Notice: The reproducibility variables underlying each score are classified using an automated LLM-based pipeline, validated against a manually labeled dataset. LLM-based classification introduces uncertainty and potential bias; scores should be interpreted as estimates. Full accuracy metrics and methodology are described in Coakley et alK. L. Coakley, T. Snelleman, H. Hoos, and O. E. Gundersen, "The embrace of open science: An analysis of a decade of AI research and 56 800 conference papers," Under Review, 2026..

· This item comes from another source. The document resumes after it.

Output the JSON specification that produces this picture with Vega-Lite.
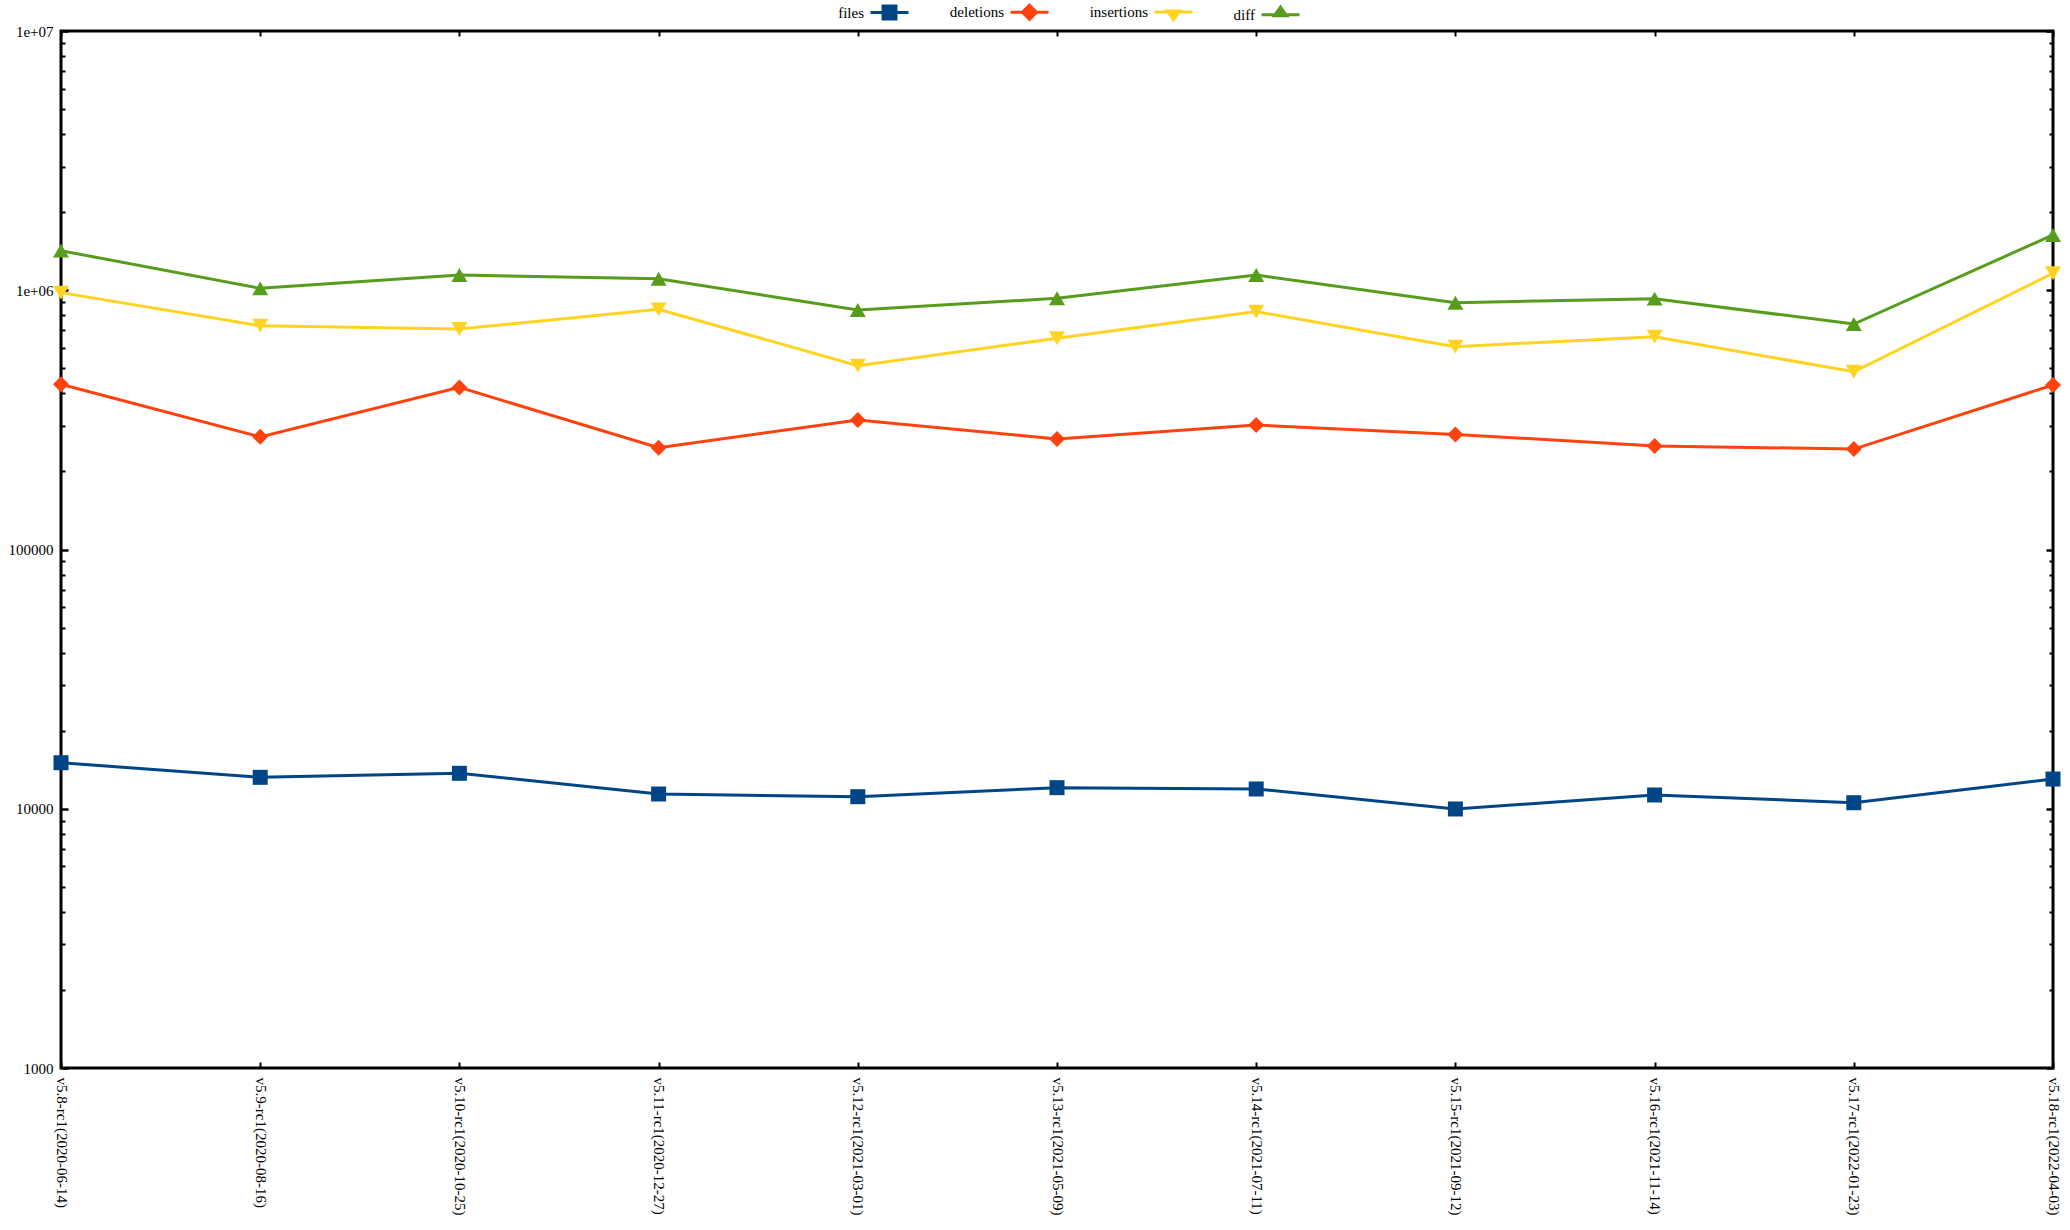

CLIPGaussian: Universal and Multimodal Style Transfer Based on Gaussian Splatting
Authors: Kornel Howil, Joanna Waczynska, Piotr Borycki, Tadeusz Dziarmaga, Marcin Mazur, Przemysław Spurek
NeurIPS 2025 | Venue PDF | LLM Run Details
| Reproducibility Variable | Result | LLM Response |
|---|---|---|
| Research Type | Experimental | The experiments section is divided into four parts, each corresponding to a specific modality for which the model has been applied. We note that because CLIPGaussian operates across multiple data modalities, baselines differ by task. Within each task, we standardize the setup for fair comparisons. For comparison, we include two versions of our method which differ in hyperparameters. CLIPGaussian with standard parameters and CLIPGaussian-Light which produces lighter stylization. Details of hyperparameters can be found in Appendix A. Additional experiments using other datasets and ablation studies are presented in Appendix B. For all 2D, 3D, Videos, 4D-objects experiments, we used the NVIDIA RTX 4090 GPU, For 4D-scenes we used NVIDIA DGX A100 GPU. |
| Researcher Affiliation | Academia | 1Jagiellonian University, Faculty of Mathematics and Computer Science; 2Jagiellonian University, Doctoral School of Exact and Natural Sciences; 3IDEAS Research Institute. Correspondence to: Kornel Howil <EMAIL>, Przemysław Spurek <EMAIL> |
| Pseudocode | No | The paper describes the method and loss function using mathematical formulas (Eq. 1-5) and architectural diagrams (Fig. 2), but it does not present any structured pseudocode or algorithm blocks. |
| Open Source Code | Yes | The code is available on Git Hub 2. 2https://github.com/kornelhowil/CLIPGaussian |
| Open Datasets | Yes | We evaluate performance on both image- and text-based stylization... Tab. 1 compares our method with Instruct-GS2GS [13] and DGE [14] for text-conditioned style transfer and Style Gaussian [16], SGSST [50], ABC-GS [51] and G-Style [21] for image-conditioned style transfer. Experiments use two objects (lego, hotdog) and two scenes (garden, bonsai), each evaluated under both image- and text-driven conditions. ... The Ne RF-Synthetic dataset [55]... Mip-Ne RF 360 [56]... The neural 3D video dataset coffee_martini (Dy Ne RF) [54]... The D-Ne RF dataset [60]... MS-COCO [62]... DAVIS dataset [63]... Ultra Video Group (UVG) dataset [64]. |
| Dataset Splits | Yes | For DAVIS dataset we used videos with resolution 854px × 480px and for UVG we downscaled videos to 960px × 540px. ... The neural 3D video dataset coffee_martini (Dy Ne RF) [54] provides time-synchronized and calibrated multiview video sequences capturing complex 4D dynamic scenes. The D-Ne RF dataset [60] consists of seven moving objects, with the constraint that only one camera view is accessible at any given time step. ... In our experiments we use the first 24 frames following the data loader provided in [5] to show the capabilities of CLIPGaussian in real 4D scenes. |
| Hardware Specification | Yes | For all 2D, 3D, Videos, 4D-objects experiments, we used the NVIDIA RTX 4090 GPU, For 4D-scenes we used NVIDIA DGX A100 GPU. |
| Software Dependencies | No | The paper mentions using pre-trained 'VGG-19' and 'CLIP' models, specifically 'Vi T-B/32 CLIP model [53]' and 'Vi T-L/14 CLIP model [53]'. However, it does not specify version numbers for general software dependencies like Python, PyTorch, or other libraries used for implementation. |
| Experiment Setup | Yes | Our model is trained for 5000 steps without densification or pruning using loss function described in the section 3. If not stated otherwise we set λb = 1000, λp = 90, λd = 5, λc = 0.8, patch_size = 128, num_patch = 64 and feature_lr = 0.01. For the CLIPGaussian-Light variant we set feature_lr = 0.002 and λp = 35. |